Transcribe every entry word for word. Skip the pictures.

__Data supplied__.
※
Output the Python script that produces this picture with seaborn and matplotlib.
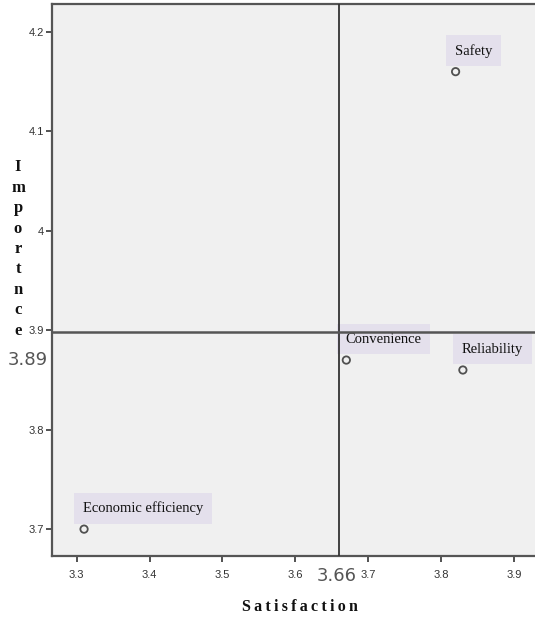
import matplotlib
matplotlib.use("Agg")
import matplotlib.pyplot as plt
import seaborn as sns
import pandas as pd

# Данные
factors = ["Safety", "Convenience", "Reliability", "Economic efficiency"]
satisfaction = [3.82, 3.67, 3.83, 3.31]
importance = [4.16, 3.87, 3.86, 3.70]
mean_satisfaction = 3.66
mean_importance = 3.898
mean_importance_label = "3.89"
mean_satisfaction_label = "3.66"
x_ticks = [3.3, 3.4, 3.5, 3.6, 3.7, 3.8, 3.9]
y_ticks = [3.7, 3.8, 3.9, 4.0, 4.1, 4.2]
y_tick_labels = ["3.7", "3.8", "3.9", "4", "4.1", "4.2"]

df = pd.DataFrame({"factor": factors, "satisfaction": satisfaction, "importance": importance})

sns.set_style("white")
plt.rcParams["font.family"] = ["Liberation Sans Narrow", "Liberation Sans", "DejaVu Sans"]

fig = plt.figure(figsize=(5.35, 6.19), dpi=100)
ax = fig.add_axes([0.0972, 0.1018, 0.9028, 0.8917])
ax.set_facecolor("#f0f0f0")

sns.scatterplot(data=df, x="satisfaction", y="importance", ax=ax,
                marker="o", s=28, facecolor="none", edgecolor="#505050", linewidth=1.3)

# Линии средних значений (поверх подписей)
ax.axvline(mean_satisfaction, color="#333333", lw=1.3, zorder=5)
ax.axhline(mean_importance, color="#555555", lw=1.8, zorder=5)

# Подписи точек
for _, r in df.iterrows():
    ax.annotate(r["factor"], (r["satisfaction"], r["importance"]),
                xytext=(-0.7, 15), textcoords="offset points", ha="left", va="center",
                fontsize=10.5, family=["Liberation Serif", "DejaVu Serif"], color="#111111",
                bbox=dict(boxstyle="square,pad=0.6", fc="#e4e0ec", ec="none"), zorder=3)

ax.set_xlim(3.266, 3.929)
ax.set_ylim(3.673, 4.228)
ax.set_xticks(x_ticks)
ax.set_xticklabels([str(t) for t in x_ticks])
ax.set_yticks(y_ticks)
ax.set_yticklabels(y_tick_labels)
ax.tick_params(axis="both", which="both", length=4, width=1.2, color="#333333",
               labelsize=8, labelcolor="#333333", bottom=True, left=True, direction="out")
ax.tick_params(axis="x", pad=6)
ax.tick_params(axis="y", pad=2)

for side in ["left", "bottom", "top"]:
    ax.spines[side].set_color("#555555")
    ax.spines[side].set_linewidth(1.6)
ax.spines["right"].set_visible(False)

ax.set_xlabel("")
ax.set_ylabel("")

# Подписи осей
fig.text(300 / 535, 1 - 607 / 619, "\u2009".join("Satisfaction"), ha="center", va="center",
         fontsize=11.5, fontweight="bold", family=["Liberation Serif", "DejaVu Serif"], color="#111111")
fig.text(18 / 535, 1 - 249 / 619, "\n".join("Importnce"), ha="center", va="center",
         fontsize=12, fontweight="bold", family=["Liberation Serif", "DejaVu Serif"],
         color="#111111", linespacing=1.37)

fig.text(28 / 535, 1 - 360 / 619, mean_importance_label, ha="center", va="center",
         fontsize=13, color="#555555", family=["Liberation Sans Narrow", "DejaVu Sans"])
fig.text(337 / 535, 1 - 576 / 619, mean_satisfaction_label, ha="center", va="center",
         fontsize=13, color="#555555", family=["Liberation Sans Narrow", "DejaVu Sans"])

plt.savefig("out.png", dpi=100)
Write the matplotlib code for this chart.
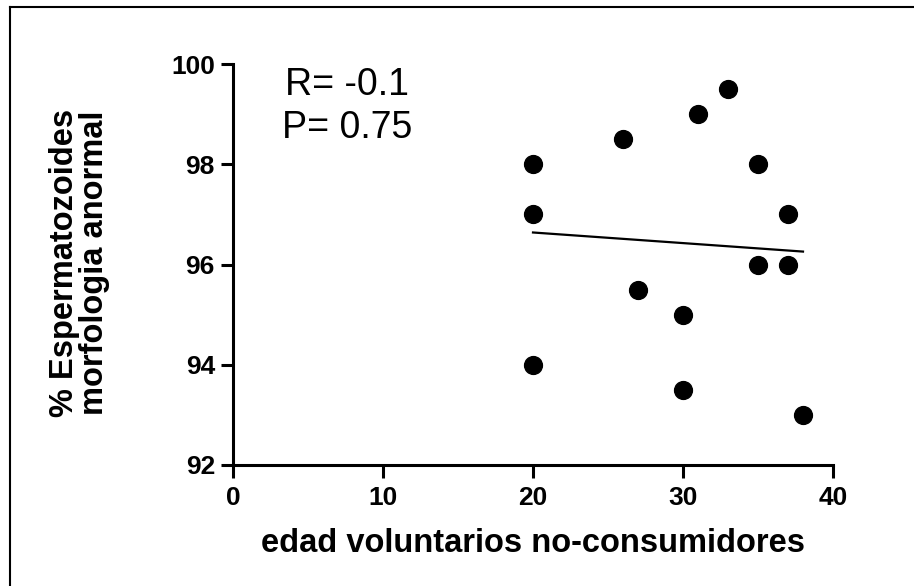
※
__Response to this task__.
Output the Python script that produces this picture with seaborn and matplotlib.
import matplotlib
matplotlib.use("Agg")
import matplotlib.pyplot as plt
import seaborn as sns
import pandas as pd

# Данные
factors = ["Safety", "Convenience", "Reliability", "Economic efficiency"]
satisfaction = [3.82, 3.67, 3.83, 3.31]
importance = [4.16, 3.87, 3.86, 3.70]
mean_satisfaction = 3.66
mean_importance = 3.898
mean_importance_label = "3.89"
mean_satisfaction_label = "3.66"
x_ticks = [3.3, 3.4, 3.5, 3.6, 3.7, 3.8, 3.9]
y_ticks = [3.7, 3.8, 3.9, 4.0, 4.1, 4.2]
y_tick_labels = ["3.7", "3.8", "3.9", "4", "4.1", "4.2"]

df = pd.DataFrame({"factor": factors, "satisfaction": satisfaction, "importance": importance})

sns.set_style("white")
plt.rcParams["font.family"] = ["Liberation Sans Narrow", "Liberation Sans", "DejaVu Sans"]

fig = plt.figure(figsize=(5.35, 6.19), dpi=100)
ax = fig.add_axes([0.0972, 0.1018, 0.9028, 0.8917])
ax.set_facecolor("#f0f0f0")

sns.scatterplot(data=df, x="satisfaction", y="importance", ax=ax,
                marker="o", s=28, facecolor="none", edgecolor="#505050", linewidth=1.3)

# Линии средних значений (поверх подписей)
ax.axvline(mean_satisfaction, color="#333333", lw=1.3, zorder=5)
ax.axhline(mean_importance, color="#555555", lw=1.8, zorder=5)

# Подписи точек
for _, r in df.iterrows():
    ax.annotate(r["factor"], (r["satisfaction"], r["importance"]),
                xytext=(-0.7, 15), textcoords="offset points", ha="left", va="center",
                fontsize=10.5, family=["Liberation Serif", "DejaVu Serif"], color="#111111",
                bbox=dict(boxstyle="square,pad=0.6", fc="#e4e0ec", ec="none"), zorder=3)

ax.set_xlim(3.266, 3.929)
ax.set_ylim(3.673, 4.228)
ax.set_xticks(x_ticks)
ax.set_xticklabels([str(t) for t in x_ticks])
ax.set_yticks(y_ticks)
ax.set_yticklabels(y_tick_labels)
ax.tick_params(axis="both", which="both", length=4, width=1.2, color="#333333",
               labelsize=8, labelcolor="#333333", bottom=True, left=True, direction="out")
ax.tick_params(axis="x", pad=6)
ax.tick_params(axis="y", pad=2)

for side in ["left", "bottom", "top"]:
    ax.spines[side].set_color("#555555")
    ax.spines[side].set_linewidth(1.6)
ax.spines["right"].set_visible(False)

ax.set_xlabel("")
ax.set_ylabel("")

# Подписи осей
fig.text(300 / 535, 1 - 607 / 619, "\u2009".join("Satisfaction"), ha="center", va="center",
         fontsize=11.5, fontweight="bold", family=["Liberation Serif", "DejaVu Serif"], color="#111111")
fig.text(18 / 535, 1 - 249 / 619, "\n".join("Importnce"), ha="center", va="center",
         fontsize=12, fontweight="bold", family=["Liberation Serif", "DejaVu Serif"],
         color="#111111", linespacing=1.37)

fig.text(28 / 535, 1 - 360 / 619, mean_importance_label, ha="center", va="center",
         fontsize=13, color="#555555", family=["Liberation Sans Narrow", "DejaVu Sans"])
fig.text(337 / 535, 1 - 576 / 619, mean_satisfaction_label, ha="center", va="center",
         fontsize=13, color="#555555", family=["Liberation Sans Narrow", "DejaVu Sans"])

plt.savefig("out.png", dpi=100)
Write the matplotlib code for this chart.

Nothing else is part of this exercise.